### SOURCE DATA ###

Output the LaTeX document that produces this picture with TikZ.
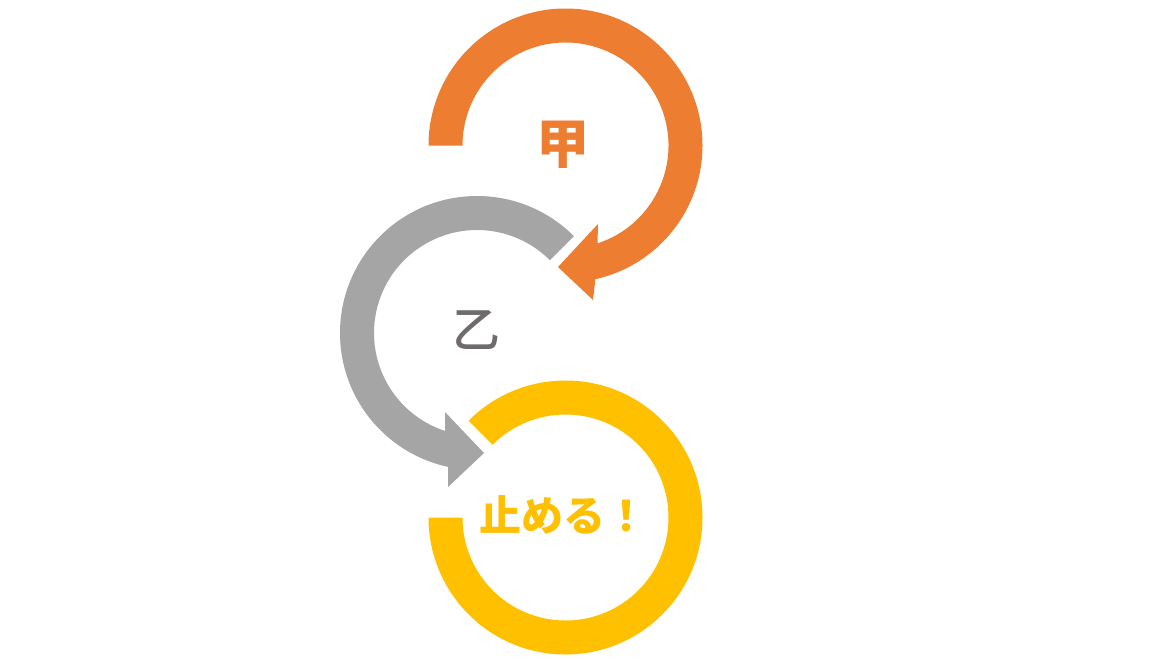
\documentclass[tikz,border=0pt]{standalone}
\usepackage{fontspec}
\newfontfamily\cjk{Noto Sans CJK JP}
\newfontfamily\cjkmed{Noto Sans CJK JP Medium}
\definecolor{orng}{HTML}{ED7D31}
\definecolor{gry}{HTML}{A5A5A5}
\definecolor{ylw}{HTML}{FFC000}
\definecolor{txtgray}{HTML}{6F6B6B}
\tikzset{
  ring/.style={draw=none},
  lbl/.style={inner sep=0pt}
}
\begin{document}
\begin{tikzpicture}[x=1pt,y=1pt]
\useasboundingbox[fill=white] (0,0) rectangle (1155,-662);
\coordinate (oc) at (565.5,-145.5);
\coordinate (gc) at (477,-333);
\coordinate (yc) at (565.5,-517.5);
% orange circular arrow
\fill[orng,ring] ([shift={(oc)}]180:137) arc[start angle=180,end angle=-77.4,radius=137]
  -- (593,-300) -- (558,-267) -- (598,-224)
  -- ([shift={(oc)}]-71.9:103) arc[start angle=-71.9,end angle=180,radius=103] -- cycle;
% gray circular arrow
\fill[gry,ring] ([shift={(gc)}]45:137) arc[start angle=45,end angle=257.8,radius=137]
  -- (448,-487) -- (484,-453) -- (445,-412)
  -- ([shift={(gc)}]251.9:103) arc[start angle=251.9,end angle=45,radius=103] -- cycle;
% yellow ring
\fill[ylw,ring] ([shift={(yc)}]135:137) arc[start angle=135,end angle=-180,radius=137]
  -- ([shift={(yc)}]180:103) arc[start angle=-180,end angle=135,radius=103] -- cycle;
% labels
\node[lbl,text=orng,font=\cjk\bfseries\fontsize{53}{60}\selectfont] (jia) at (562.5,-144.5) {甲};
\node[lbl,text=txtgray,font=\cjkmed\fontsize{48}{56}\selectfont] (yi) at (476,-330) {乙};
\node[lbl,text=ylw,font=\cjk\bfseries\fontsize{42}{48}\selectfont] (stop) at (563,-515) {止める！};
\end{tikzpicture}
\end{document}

###

### GIVEN PROBLEM
Write out the whole listing exactly, and drop the pictures.

### ANSWER FOR THIS EXERCISE
Output the LaTeX document that produces this picture with TikZ.
\documentclass[tikz,border=0pt]{standalone}
\usepackage{fontspec}
\newfontfamily\cjk{Noto Sans CJK JP}
\newfontfamily\cjkmed{Noto Sans CJK JP Medium}
\definecolor{orng}{HTML}{ED7D31}
\definecolor{gry}{HTML}{A5A5A5}
\definecolor{ylw}{HTML}{FFC000}
\definecolor{txtgray}{HTML}{6F6B6B}
\tikzset{
  ring/.style={draw=none},
  lbl/.style={inner sep=0pt}
}
\begin{document}
\begin{tikzpicture}[x=1pt,y=1pt]
\useasboundingbox[fill=white] (0,0) rectangle (1155,-662);
\coordinate (oc) at (565.5,-145.5);
\coordinate (gc) at (477,-333);
\coordinate (yc) at (565.5,-517.5);
% orange circular arrow
\fill[orng,ring] ([shift={(oc)}]180:137) arc[start angle=180,end angle=-77.4,radius=137]
  -- (593,-300) -- (558,-267) -- (598,-224)
  -- ([shift={(oc)}]-71.9:103) arc[start angle=-71.9,end angle=180,radius=103] -- cycle;
% gray circular arrow
\fill[gry,ring] ([shift={(gc)}]45:137) arc[start angle=45,end angle=257.8,radius=137]
  -- (448,-487) -- (484,-453) -- (445,-412)
  -- ([shift={(gc)}]251.9:103) arc[start angle=251.9,end angle=45,radius=103] -- cycle;
% yellow ring
\fill[ylw,ring] ([shift={(yc)}]135:137) arc[start angle=135,end angle=-180,radius=137]
  -- ([shift={(yc)}]180:103) arc[start angle=-180,end angle=135,radius=103] -- cycle;
% labels
\node[lbl,text=orng,font=\cjk\bfseries\fontsize{53}{60}\selectfont] (jia) at (562.5,-144.5) {甲};
\node[lbl,text=txtgray,font=\cjkmed\fontsize{48}{56}\selectfont] (yi) at (476,-330) {乙};
\node[lbl,text=ylw,font=\cjk\bfseries\fontsize{42}{48}\selectfont] (stop) at (563,-515) {止める！};
\end{tikzpicture}
\end{document}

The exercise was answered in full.